◆ Supplied information ◆
━━━━━━
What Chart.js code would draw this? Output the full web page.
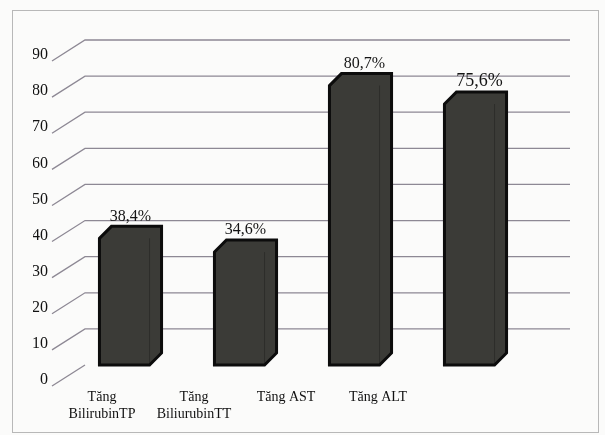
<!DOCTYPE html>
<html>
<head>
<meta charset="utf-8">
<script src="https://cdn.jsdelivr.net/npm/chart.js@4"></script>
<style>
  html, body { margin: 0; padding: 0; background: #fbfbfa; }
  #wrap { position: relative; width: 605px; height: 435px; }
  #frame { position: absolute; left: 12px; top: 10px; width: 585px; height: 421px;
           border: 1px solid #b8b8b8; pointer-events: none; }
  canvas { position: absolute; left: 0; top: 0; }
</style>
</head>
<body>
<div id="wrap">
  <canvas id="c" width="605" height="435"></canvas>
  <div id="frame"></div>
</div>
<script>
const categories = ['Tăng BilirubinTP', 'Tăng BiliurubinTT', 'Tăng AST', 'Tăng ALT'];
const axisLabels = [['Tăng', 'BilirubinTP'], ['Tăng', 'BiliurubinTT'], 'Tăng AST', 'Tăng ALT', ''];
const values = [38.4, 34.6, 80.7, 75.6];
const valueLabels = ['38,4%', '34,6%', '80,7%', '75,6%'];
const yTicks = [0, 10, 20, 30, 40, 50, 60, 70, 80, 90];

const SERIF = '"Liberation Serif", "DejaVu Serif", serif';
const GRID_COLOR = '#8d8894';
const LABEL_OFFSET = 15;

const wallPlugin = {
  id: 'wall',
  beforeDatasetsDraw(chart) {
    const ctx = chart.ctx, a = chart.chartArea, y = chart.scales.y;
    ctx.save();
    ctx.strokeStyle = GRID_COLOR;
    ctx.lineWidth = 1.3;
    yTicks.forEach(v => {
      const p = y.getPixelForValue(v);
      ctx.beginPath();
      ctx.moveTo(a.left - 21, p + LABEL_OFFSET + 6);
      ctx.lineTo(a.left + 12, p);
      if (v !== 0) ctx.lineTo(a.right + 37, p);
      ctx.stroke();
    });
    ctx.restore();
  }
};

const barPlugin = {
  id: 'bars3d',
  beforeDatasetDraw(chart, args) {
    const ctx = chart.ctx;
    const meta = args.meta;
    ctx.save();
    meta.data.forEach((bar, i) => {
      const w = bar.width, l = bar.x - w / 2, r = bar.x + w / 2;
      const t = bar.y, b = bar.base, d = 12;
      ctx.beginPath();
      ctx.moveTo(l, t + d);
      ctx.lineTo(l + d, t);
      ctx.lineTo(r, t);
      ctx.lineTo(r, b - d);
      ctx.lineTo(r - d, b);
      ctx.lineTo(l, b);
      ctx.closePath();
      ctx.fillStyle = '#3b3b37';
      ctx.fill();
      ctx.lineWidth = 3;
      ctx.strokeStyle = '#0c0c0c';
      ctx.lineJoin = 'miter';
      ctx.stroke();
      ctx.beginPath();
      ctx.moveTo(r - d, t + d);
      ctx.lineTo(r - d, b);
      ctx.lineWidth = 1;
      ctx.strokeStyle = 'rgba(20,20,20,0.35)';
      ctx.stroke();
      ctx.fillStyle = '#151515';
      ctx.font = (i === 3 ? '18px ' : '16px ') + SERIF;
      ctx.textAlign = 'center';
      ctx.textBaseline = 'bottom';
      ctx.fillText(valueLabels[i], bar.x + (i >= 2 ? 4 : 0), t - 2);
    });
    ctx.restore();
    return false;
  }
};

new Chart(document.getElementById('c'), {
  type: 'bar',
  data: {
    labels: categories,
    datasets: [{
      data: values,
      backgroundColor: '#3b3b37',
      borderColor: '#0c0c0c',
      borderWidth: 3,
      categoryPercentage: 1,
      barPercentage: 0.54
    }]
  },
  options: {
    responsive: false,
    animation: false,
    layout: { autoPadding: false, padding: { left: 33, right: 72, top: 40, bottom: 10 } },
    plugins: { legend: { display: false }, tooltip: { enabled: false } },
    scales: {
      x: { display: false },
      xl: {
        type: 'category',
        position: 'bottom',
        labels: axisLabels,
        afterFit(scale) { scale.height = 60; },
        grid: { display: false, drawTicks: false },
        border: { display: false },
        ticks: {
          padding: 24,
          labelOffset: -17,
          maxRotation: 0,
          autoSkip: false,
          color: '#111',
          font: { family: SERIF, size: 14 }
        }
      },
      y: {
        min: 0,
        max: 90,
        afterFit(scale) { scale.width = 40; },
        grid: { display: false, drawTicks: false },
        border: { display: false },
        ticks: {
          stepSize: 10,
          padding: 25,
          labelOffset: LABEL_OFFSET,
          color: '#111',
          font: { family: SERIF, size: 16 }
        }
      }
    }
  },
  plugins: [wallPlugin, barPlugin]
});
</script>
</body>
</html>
━━━━━━
◆ Task prompt ◆
Exactly reproduce the run of lines from the start of the listing through the line with "70, 80, 90];", inclusive; pictures are not copied.

◆ Reply to the task ◆
What Chart.js code would draw this? Output the full web page.
<!DOCTYPE html>
<html>
<head>
<meta charset="utf-8">
<script src="https://cdn.jsdelivr.net/npm/chart.js@4"></script>
<style>
  html, body { margin: 0; padding: 0; background: #fbfbfa; }
  #wrap { position: relative; width: 605px; height: 435px; }
  #frame { position: absolute; left: 12px; top: 10px; width: 585px; height: 421px;
           border: 1px solid #b8b8b8; pointer-events: none; }
  canvas { position: absolute; left: 0; top: 0; }
</style>
</head>
<body>
<div id="wrap">
  <canvas id="c" width="605" height="435"></canvas>
  <div id="frame"></div>
</div>
<script>
const categories = ['Tăng BilirubinTP', 'Tăng BiliurubinTT', 'Tăng AST', 'Tăng ALT'];
const axisLabels = [['Tăng', 'BilirubinTP'], ['Tăng', 'BiliurubinTT'], 'Tăng AST', 'Tăng ALT', ''];
const values = [38.4, 34.6, 80.7, 75.6];
const valueLabels = ['38,4%', '34,6%', '80,7%', '75,6%'];
const yTicks = [0, 10, 20, 30, 40, 50, 60, 70, 80, 90];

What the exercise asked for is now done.